During her 26 years of teaching, Brenda has developed a solid idea of the values she hopes to instill in her students and the knowledge she wants to impart on them. So,when she stumbled upon Ingredients of Outliers: A Recipe for Personal Achievement during the summer of 2013, Brenda knew the book would impact both her life and the lives of her students.
Not long after, she began to read passages from Ingredients of Outliers to her students.
“The kids were on the edge of their seats and every day after we came back from lunch, I read them more,” Brenda said. “They were taking notes, they were asking questions and I actually had a kid writing on his arm trying to take notes.”
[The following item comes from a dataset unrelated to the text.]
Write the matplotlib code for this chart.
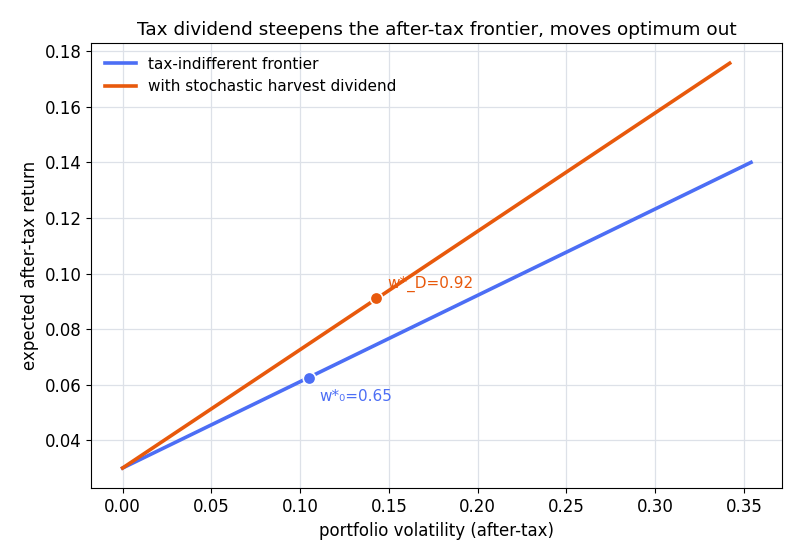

Brenda wrote the attributes highlighted in each chapter up on the white board for the children to discuss and learn. She could tell her students enjoyed their daily story time.
In the book, author Dr. John Shufeldt explains how he didn’t exactly fit the mold of a perfect student in his early years, but how his early shortcomings only amplified his ambitions to succeed. This resonated with Brenda in a particular way.
“As an educator, I now find myself smiling as I reflect on my students who tend to be a bit “quirky” or different,” said Brenda. “I often wonder how their exceptionalities may help them achieve great success as they pursue their dreams.”
The book has allowed her to change her perspective and she now tries to help students uncover their own unique, hidden talents and overcome obstacles that could interfere with their future achievements.
“I feel more capable of ‘planting the seeds’ of knowledge by teaching my children the strategies offered by Dr. Shufeldt,” she said.
Reaching beyond her career and into her personal life, Brenda said the book allowed her to overcome one of her own obstacles.
“I tend to not put myself out there because I’m afraid I’m going to look foolish or I’m going to look like a failure,” Brenda said. “Reading that chapter [on failure] had the biggest impact on me because most people who succeed, who are great leaders or who do well, failed a lot and it’s okay to fail…I couldn’t help but think this is everything I would really want to teach my children, from the historical little stories to the quotes.”
One of Brenda’s students wrote a letter to Dr. Shufeldt.
“I love your book, and I can’t wait for when your kids’ book comes out,” the student said. “You made me a better version of myself.”
These students inspired Dr. Shufeldt to write a second version of Ingredients of Outliers entitled Ingredients for Young Outliers: A Student Handbook for Success, which is intended for a younger audience. He is scheduled to return to the elementary school again this March for a reading and book signing, shortly after the new book is published.